ミズーリに集合した開拓者たちは、幌馬車を仕立てて、えんえん1年の苦難な旅をつづけて、オレゴンの緑野に達する。インディアンの襲撃、仲間同志の陰謀や友情・恋愛、酷寒・酷暑と闘う姿が、大自然との調和の中に描かれます。それまでのカーボーイの英雄的行為とは全く違う西部劇でした。西部開拓がいかに至難の道であったかを、雄大な西部叙事詩に謳いあげたんですよ。

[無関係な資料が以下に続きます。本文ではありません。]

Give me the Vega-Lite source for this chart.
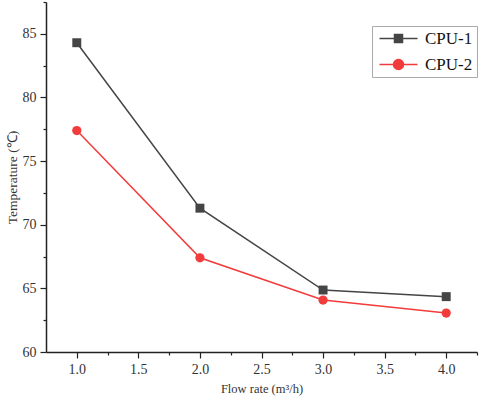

 この映画をリアルタイムで観た双葉十三郎さんは、こう書いています。

 「すごい台数の幌馬車隊が出発する光景からして、ニッポンの一少年にすぎなかったぼくでさえ大感動だった。野営のひととき、人々はヴァイオリンやバンジョーを弾いて歌う。サイレントだから“オー・スザンナ”という字幕が出て、スクリーンの前の樂士たちがこの曲をナマで演奏する」

 当時の映画館で、この作品を観ることができたら最高でしょうね。

 

 クルーズはこの後1925年に、ポニー・エキスプレスを題材にした『駅馬車』(原題はポニー・エキスプレスですが、適訳が浮かばなかったのでしょうね)を監督します。南北戦争を背景にした大作だったそうです。

 

『アイアン・ホース』

 ハリー・ケリーのB級西部劇を作っていたジャック・フォードは、この頃にはハリー・ケリー映画を降り、1923年の『侠骨カービー』から名前もジョン・フォードに変えています。そのフォードが『幌馬車』に刺激されて作ったのが1924年の『アイアン・ホース』です。

 アイルランド系の無名の俳優ジョージ・オブライエンを主役に起用し、ユニオン・パシフィックとセントラル・パシフィックが、ネブラスカのオマハからとカリフォルニアのサクラメントからの両地点からスタートして、ユタのプリモントリー・ポイントで結ばれるまでの大陸横断鉄道史を描いた大作でした。

 鉄道建設をめぐって、反対派とインディアンが絡む大絵巻で、『幌馬車』と並ぶサイレントの超大作西部劇として西部劇映画史に特筆されます。

 

 さらにフォードは、ランド・ラッシュを背景とした『三悪人』を発表します。三人の無法者が、任侠の精神から善人の味方になり、若い恋人たちのために自らを犠牲にして悪を倒す波瀾万丈の物語でした。この二作でジョン・フォードはA級監督としての腕を立証しました。

 

 『モヒカン族の最後』で共同監督をやったクラレンス・ブラウンは1929年に『黄金の世界』で、アラスカのクロンダイクのゴールド・ラッシュを描いて『幌馬車』に対抗しました。
 サンフランシスコから船出する黄金熱に浮かされた家族たちが、やがてアラスカに渡りついてユーコンの氷河を超え、吹雪に半身をうずめながら長蛇の列をなして登行する姿を圧倒的迫力でもって描いていたそうですが、もう時代はトーキーになっており、この作品がサイレント最後の西部大作になるでしょう。